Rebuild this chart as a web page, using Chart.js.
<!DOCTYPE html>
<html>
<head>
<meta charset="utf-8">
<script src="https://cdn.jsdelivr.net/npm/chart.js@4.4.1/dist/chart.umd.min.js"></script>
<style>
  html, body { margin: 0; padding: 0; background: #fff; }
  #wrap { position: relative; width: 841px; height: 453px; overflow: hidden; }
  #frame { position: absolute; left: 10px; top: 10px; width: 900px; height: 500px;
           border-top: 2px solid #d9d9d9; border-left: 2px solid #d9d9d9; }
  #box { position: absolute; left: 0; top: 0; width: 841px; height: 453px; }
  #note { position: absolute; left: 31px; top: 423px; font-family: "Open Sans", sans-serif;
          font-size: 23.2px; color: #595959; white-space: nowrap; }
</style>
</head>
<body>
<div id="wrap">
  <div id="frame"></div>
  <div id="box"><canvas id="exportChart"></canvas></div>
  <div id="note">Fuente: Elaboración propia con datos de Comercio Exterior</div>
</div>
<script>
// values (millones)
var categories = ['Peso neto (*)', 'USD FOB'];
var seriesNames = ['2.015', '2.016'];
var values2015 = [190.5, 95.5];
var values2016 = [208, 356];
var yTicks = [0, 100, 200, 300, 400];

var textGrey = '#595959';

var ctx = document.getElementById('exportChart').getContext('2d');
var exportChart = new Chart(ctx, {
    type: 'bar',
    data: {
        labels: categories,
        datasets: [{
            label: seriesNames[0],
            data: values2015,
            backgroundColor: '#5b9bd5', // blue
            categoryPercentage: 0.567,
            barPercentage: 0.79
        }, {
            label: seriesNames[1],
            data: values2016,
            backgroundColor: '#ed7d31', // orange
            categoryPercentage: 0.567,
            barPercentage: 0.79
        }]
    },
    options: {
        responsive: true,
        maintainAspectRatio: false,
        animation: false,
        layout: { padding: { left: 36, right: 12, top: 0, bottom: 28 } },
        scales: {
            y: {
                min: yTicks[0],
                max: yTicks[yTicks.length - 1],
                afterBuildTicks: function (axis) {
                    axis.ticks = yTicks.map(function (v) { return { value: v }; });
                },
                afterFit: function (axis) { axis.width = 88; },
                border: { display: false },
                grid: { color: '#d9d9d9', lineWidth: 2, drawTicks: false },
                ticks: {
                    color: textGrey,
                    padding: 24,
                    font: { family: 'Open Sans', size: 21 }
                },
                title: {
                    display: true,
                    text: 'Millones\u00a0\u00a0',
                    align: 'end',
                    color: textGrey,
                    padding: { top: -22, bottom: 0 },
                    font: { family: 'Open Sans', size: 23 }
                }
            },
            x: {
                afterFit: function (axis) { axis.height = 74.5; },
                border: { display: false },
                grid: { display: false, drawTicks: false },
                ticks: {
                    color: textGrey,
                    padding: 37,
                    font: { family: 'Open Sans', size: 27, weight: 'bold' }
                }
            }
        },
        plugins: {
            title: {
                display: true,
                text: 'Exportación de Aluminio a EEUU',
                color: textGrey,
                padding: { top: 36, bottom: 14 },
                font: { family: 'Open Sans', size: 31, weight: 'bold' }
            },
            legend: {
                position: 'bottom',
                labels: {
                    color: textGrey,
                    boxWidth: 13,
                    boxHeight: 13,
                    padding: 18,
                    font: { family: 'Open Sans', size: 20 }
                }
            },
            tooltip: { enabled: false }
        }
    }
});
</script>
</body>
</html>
• • •
__Written exercise__
Using the material above, quote the first line and each line after it, stopping at and including the line that holds "var textGrey = '#595959';".

__Task result__
Rebuild this chart as a web page, using Chart.js.
<!DOCTYPE html>
<html>
<head>
<meta charset="utf-8">
<script src="https://cdn.jsdelivr.net/npm/chart.js@4.4.1/dist/chart.umd.min.js"></script>
<style>
  html, body { margin: 0; padding: 0; background: #fff; }
  #wrap { position: relative; width: 841px; height: 453px; overflow: hidden; }
  #frame { position: absolute; left: 10px; top: 10px; width: 900px; height: 500px;
           border-top: 2px solid #d9d9d9; border-left: 2px solid #d9d9d9; }
  #box { position: absolute; left: 0; top: 0; width: 841px; height: 453px; }
  #note { position: absolute; left: 31px; top: 423px; font-family: "Open Sans", sans-serif;
          font-size: 23.2px; color: #595959; white-space: nowrap; }
</style>
</head>
<body>
<div id="wrap">
  <div id="frame"></div>
  <div id="box"><canvas id="exportChart"></canvas></div>
  <div id="note">Fuente: Elaboración propia con datos de Comercio Exterior</div>
</div>
<script>
// values (millones)
var categories = ['Peso neto (*)', 'USD FOB'];
var seriesNames = ['2.015', '2.016'];
var values2015 = [190.5, 95.5];
var values2016 = [208, 356];
var yTicks = [0, 100, 200, 300, 400];

var textGrey = '#595959';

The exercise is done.